We take the view, therefore, that a conviction, even though on appeal, is a complete conviction for the purposes of revocation of probation under HRS § 706-628(1). In so doing, we agree with the holding of the Second Circuit in Roberson v. Connecticut, supra, that:

A criminal conviction after a trial at which the probationer was entitled to all the protections afforded a criminal defendant including formal rules of evidence, the right to assigned counsel if indigent, and the requirement that the state establish guilt beyond a reasonable doubt certainly affords a more than sufficient basis for revocation of probation, even if that conviction is still awaiting appellate review.

Id. at 308.

The judgment of the trial court is accordingly affirmed.

NOTES

[1] It was stipulated that (1) the guilty verdicts which where returned against both appellants on May 31, 1978, stemmed from incidents alleged to have occurred on July 29, 1977; and (2) that oral notices of appeal from those guilty verdicts were entered by both appellants.

[2] Supra note 1.

[3] HRS § 706-626 provides in relevant part that:

At any time before the discharge of the defendant or the termination of the period of probation or suspension of sentence:

.....

(3) The Court, if there is probable cause to believe that the defendant has committed another crime or if he has been held to answer therefor, may commit him without bail, pending a determination of the charge by the court having jurisdiction thereof.

[4] Commentary to HRS § 706-626 provides in relevant part that:

.....

Subsection (3) is addressed to the problem presented by a defendant who is on probation or under suspended sentence and who is accused or charged with commission of another crime.
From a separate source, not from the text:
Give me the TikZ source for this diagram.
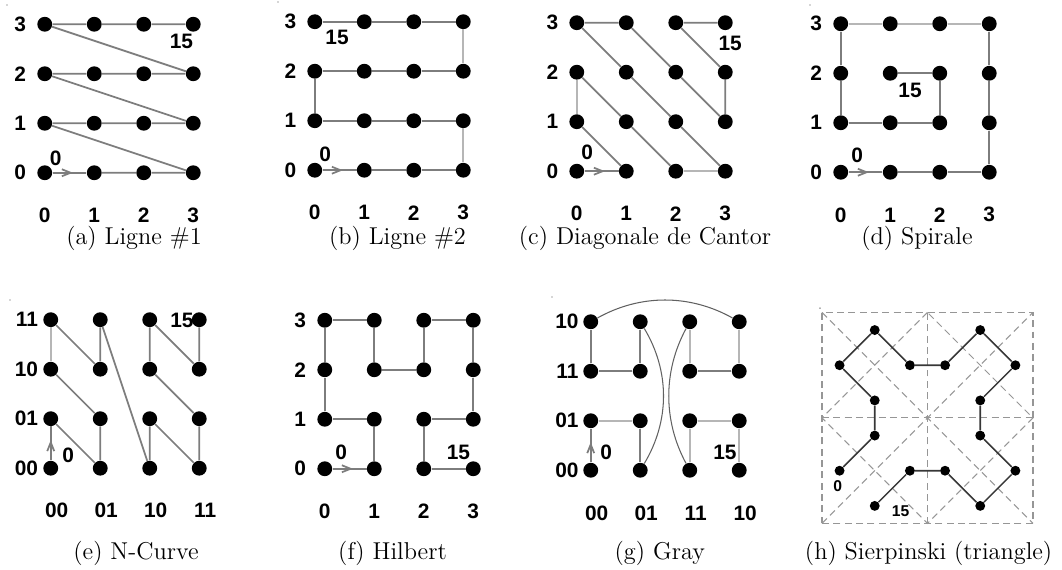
\documentclass[tikz,border=0pt]{standalone}
\usepackage{fontspec}
\usepackage{tikz}
\usetikzlibrary{arrows.meta,decorations.markings}
\newfontfamily\axisfont{Liberation Sans}
\definecolor{lineGray}{RGB}{125,125,125}
\definecolor{lineLight}{RGB}{182,182,182}
\definecolor{lineDark}{RGB}{55,55,55}
\definecolor{gridGray}{RGB}{150,150,150}
\tikzset{
  dot/.style={circle, fill=black, inner sep=0pt, minimum size=0.3cm},
  smalldot/.style={circle, fill=black, inner sep=0pt, minimum size=0.2cm},
  walk/.style={draw=lineGray, line width=1pt},
  walklight/.style={draw=lineLight, line width=1pt},
  jump/.style={draw=black!62, line width=0.6pt},
  sierpline/.style={draw=lineDark, line width=0.9pt},
  helpline/.style={draw=gridGray, line width=0.6pt, dash pattern=on 4pt off 2.5pt},
  startarrow/.style={postaction={decorate}, decoration={markings,
      mark=at position 0.6 with {\arrow[lineGray]{Straight Barb[length=5pt,width=4pt]}}}},
  axislabel/.style={font=\axisfont\bfseries\fontsize{12}{12}\selectfont, inner sep=0pt},
  smalllabel/.style={font=\axisfont\bfseries\fontsize{9}{9}\selectfont, inner sep=0pt},
  subcaption/.style={font=\fontsize{14}{16}\selectfont, inner sep=0pt}
}

\begin{document}
\begin{tikzpicture}
  \useasboundingbox (0,0) rectangle (21.4545,11.5152);
  % stray specks of the scanned figure
  \foreach \p in {(0.141,11.414),(5.616,11.475),(16.364,11.414),(0.202,5.455),(11.152,5.515),(16.566,5.29)}
    \fill[black!70] \p circle (0.4pt);

  % (a) Ligne #1
  \begin{scope}[shift={(0.904,8.025)}]
    \foreach \x in {0,...,3}
      \foreach \y in {0,...,3}
        \node[dot] (a-\x-\y) at (\x,\y) {};
    \foreach \v in {0,...,3} {
      \node[axislabel, anchor=east] (a-row-\v) at (-0.37,\v) {\v};
      \node[axislabel] (a-col-\v) at (\v,-0.86) {\v};
    }
    \draw[walk, startarrow] (a-0-0) -- (a-1-0);
    \draw[walk] (a-1-0) -- (a-2-0) -- (a-3-0) -- (a-0-1) -- (a-1-1) -- (a-2-1) -- (a-3-1)
      -- (a-0-2) -- (a-1-2) -- (a-2-2) -- (a-3-2) -- (a-0-3) -- (a-1-3) -- (a-2-3) -- (a-3-3);
    \node[axislabel] (a-first) at (0.22,0.29) {0};
    \node[axislabel] (a-last) at (2.76,2.66) {15};
  \end{scope}
  \node[subcaption] (a-cap) at (2.707,6.69) {(a) Ligne \#1};

  % (b) Ligne #2
  \begin{scope}[shift={(6.359,8.076)}]
    \foreach \x in {0,...,3}
      \foreach \y in {0,...,3}
        \node[dot] (b-\x-\y) at (\x,\y) {};
    \foreach \v in {0,...,3} {
      \node[axislabel, anchor=east] (b-row-\v) at (-0.37,\v) {\v};
      \node[axislabel] (b-col-\v) at (\v,-0.86) {\v};
    }
    \draw[walk, startarrow] (b-0-0) -- (b-1-0);
    \draw[walk] (b-1-0) -- (b-2-0) -- (b-3-0);
    \draw[walklight] (b-3-0) -- (b-3-1);
    \draw[walk] (b-3-1) -- (b-2-1) -- (b-1-1) -- (b-0-1) -- (b-0-2) -- (b-1-2) -- (b-2-2) -- (b-3-2);
    \draw[walklight] (b-3-2) -- (b-3-3);
    \draw[walk] (b-3-3) -- (b-2-3) -- (b-1-3) -- (b-0-3);
    \node[axislabel] (b-first) at (0.21,0.33) {0};
    \node[axislabel] (b-last) at (0.45,2.69) {15};
  \end{scope}
  \node[subcaption] (b-cap) at (8.03,6.69) {(b) Ligne \#2};

  % (c) Diagonale de Cantor
  \begin{scope}[shift={(11.652,8.056)}]
    \foreach \x in {0,...,3}
      \foreach \y in {0,...,3}
        \node[dot] (c-\x-\y) at (\x,\y) {};
    \foreach \v in {0,...,3} {
      \node[axislabel, anchor=east] (c-row-\v) at (-0.37,\v) {\v};
      \node[axislabel] (c-col-\v) at (\v,-0.86) {\v};
    }
    \draw[walk, startarrow] (c-0-0) -- (c-1-0);
    \draw[walk] (c-1-0) -- (c-0-1);
    \draw[walklight] (c-0-1) -- (c-0-2);
    \draw[walk] (c-0-2) -- (c-1-1) -- (c-2-0);
    \draw[walklight] (c-2-0) -- (c-3-0);
    \draw[walk] (c-3-0) -- (c-2-1) -- (c-1-2) -- (c-0-3) -- (c-1-3) -- (c-2-2) -- (c-3-1)
      -- (c-3-2) -- (c-2-3) -- (c-3-3);
    \node[axislabel] (c-first) at (0.21,0.39) {0};
    \node[axislabel] (c-last) at (3.1,2.59) {15};
  \end{scope}
  \node[subcaption] (c-cap) at (13.03,6.69) {(c) Diagonale de Cantor};

  % (d) Spirale
  \begin{scope}[shift={(16.985,8.035)}]
    \foreach \x in {0,...,3}
      \foreach \y in {0,...,3}
        \node[dot] (d-\x-\y) at (\x,\y) {};
    \foreach \v in {0,...,3} {
      \node[axislabel, anchor=east] (d-row-\v) at (-0.37,\v) {\v};
      \node[axislabel] (d-col-\v) at (\v,-0.86) {\v};
    }
    \draw[walk, startarrow] (d-0-0) -- (d-1-0);
    \draw[walk] (d-1-0) -- (d-2-0) -- (d-3-0) -- (d-3-1) -- (d-3-2) -- (d-3-3);
    \draw[walklight] (d-3-3) -- (d-2-3) -- (d-1-3) -- (d-0-3);
    \draw[walk] (d-0-3) -- (d-0-2) -- (d-0-1) -- (d-1-1) -- (d-2-1) -- (d-2-2) -- (d-1-2);
    \node[axislabel] (d-first) at (0.33,0.35) {0};
    \node[axislabel] (d-last) at (1.4,1.66) {15};
  \end{scope}
  \node[subcaption] (d-cap) at (18.525,6.69) {(d) Spirale};

  % (e) N-Curve
  \begin{scope}[shift={(1.025,2.056)}]
    \foreach \x in {0,...,3}
      \foreach \y in {0,...,3}
        \node[dot] (e-\x-\y) at (\x,\y) {};
    \foreach \v [count=\i from 0] in {00,01,10,11} {
      \node[axislabel, anchor=east] (e-row-\i) at (-0.25,\i) {\v};
      \node[axislabel] (e-col-\i) at (\i+0.12,-0.86) {\v};
    }
    \draw[walk, startarrow] (e-0-0) -- (e-0-1);
    \draw[walk] (e-0-1) -- (e-1-0) -- (e-1-1) -- (e-0-2);
    \draw[walklight] (e-0-2) -- (e-0-3);
    \draw[walk] (e-0-3) -- (e-1-2) -- (e-1-3) -- (e-2-0) -- (e-2-1) -- (e-3-0) -- (e-3-1)
      -- (e-2-2) -- (e-2-3) -- (e-3-2) -- (e-3-3);
    \node[axislabel] (e-first) at (0.35,0.27) {0};
    \node[axislabel] (e-last) at (2.65,2.99) {15};
  \end{scope}
  \node[subcaption] (e-cap) at (2.747,0.343) {(e) N-Curve};

  % (f) Hilbert
  \begin{scope}[shift={(6.561,2.045)}]
    \foreach \x in {0,...,3}
      \foreach \y in {0,...,3}
        \node[dot] (f-\x-\y) at (\x,\y) {};
    \foreach \v in {0,...,3} {
      \node[axislabel, anchor=east] (f-row-\v) at (-0.37,\v) {\v};
      \node[axislabel] (f-col-\v) at (\v,-0.86) {\v};
    }
    \draw[walk, startarrow] (f-0-0) -- (f-1-0);
    \draw[walk] (f-1-0) -- (f-1-1) -- (f-0-1) -- (f-0-2) -- (f-0-3) -- (f-1-3) -- (f-1-2)
      -- (f-2-2) -- (f-2-3) -- (f-3-3) -- (f-3-2) -- (f-3-1) -- (f-2-1) -- (f-2-0) -- (f-3-0);
    \node[axislabel] (f-first) at (0.33,0.34) {0};
    \node[axislabel] (f-last) at (2.7,0.34) {15};
  \end{scope}
  \node[subcaption] (f-cap) at (7.93,0.343) {(f) Hilbert};

  % (g) Gray
  \begin{scope}[shift={(11.934,2.015)}]
    \foreach \x in {0,...,3}
      \foreach \y in {0,...,3}
        \node[dot] (g-\x-\y) at (\x,\y) {};
    \foreach \v [count=\i from 0] in {00,01,11,10} {
      \node[axislabel, anchor=east] (g-row-\i) at (-0.24,\i) {\v};
      \node[axislabel] (g-col-\i) at (\i+0.12,-0.86) {\v};
    }
    \draw[walk, startarrow] (g-0-0) -- (g-0-1);
    \draw[walklight] (g-0-1) -- (g-1-1);
    \draw[walk] (g-1-1) -- (g-1-0);
    \draw[jump] (g-1-0) .. controls (1.6,1) and (1.6,2) .. (g-1-3);
    \draw[walk] (g-1-3) -- (g-1-2) -- (g-0-2) -- (g-0-3);
    \draw[jump] (g-0-3) .. controls (1,3.56) and (2,3.56) .. (g-3-3);
    \draw[walklight] (g-3-3) -- (g-3-2);
    \draw[walk] (g-3-2) -- (g-2-2);
    \draw[walklight] (g-2-2) -- (g-2-3);
    \draw[jump] (g-2-3) .. controls (1.46,2) and (1.46,1) .. (g-2-0);
    \draw[walklight] (g-2-0) -- (g-2-1) -- (g-3-1) -- (g-3-0);
    \node[axislabel] (g-first) at (0.31,0.37) {0};
    \node[axislabel] (g-last) at (2.71,0.37) {15};
  \end{scope}
  \node[subcaption] (g-cap) at (13.33,0.343) {(g) Gray};

  % (h) Sierpinski (triangle)
  \begin{scope}[shift={(18.737,3.071)}, scale=0.1776]
    \draw[helpline] (-12,-12) rectangle (12,12);
    \draw[helpline] (-12,0) -- (12,0) (0,-12) -- (0,12);
    \draw[helpline] (-12,-12) -- (12,12) (-12,12) -- (12,-12);
    \draw[helpline] (0,12) -- (-12,0) -- (0,-12) -- (12,0) -- cycle;
    \foreach \p [count=\k from 0] in {(-10,-6),(-6,-2),(-6,2),(-10,6),(-6,10),(-2,6),(2,6),(6,10),
        (10,6),(6,2),(6,-2),(10,-6),(6,-10),(2,-6),(-2,-6),(-6,-10)}
      \node[smalldot] (h-\k) at \p {};
    \draw[sierpline] (h-0) -- (h-1) -- (h-2) -- (h-3) -- (h-4) -- (h-5) -- (h-6) -- (h-7)
      -- (h-8) -- (h-9) -- (h-10) -- (h-11) -- (h-12) -- (h-13) -- (h-14) -- (h-15);
    \node[smalllabel] (h-first) at (-10.2,-7.8) {0};
    \node[smalllabel] (h-last) at (-3.05,-10.56) {15};
  \end{scope}
  \node[subcaption] (h-cap) at (18.76,0.343) {(h) Sierpinski (triangle)};
\end{tikzpicture}
\end{document}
The commission of a crime while on probation or under suspension of sentence would, in most cases, constitute a violation of a condition of probation or suspension. The question thus presented is whether the issue of guilt, with respect to the most recent crime, should be tried informally as a violation of a condition of suspension or probation or whether the issue should be tried independently. The Code resolves this question by providing that the defendant may be held pending an independent or formal determination by the court having jurisdiction over the charge, thus preserving for the defendant all procedural rights. This subsection must be read in conjunction with § 706-628(1) which provides for revocation in cases where the defendant "has been convicted of another crime." (Emphasis added.)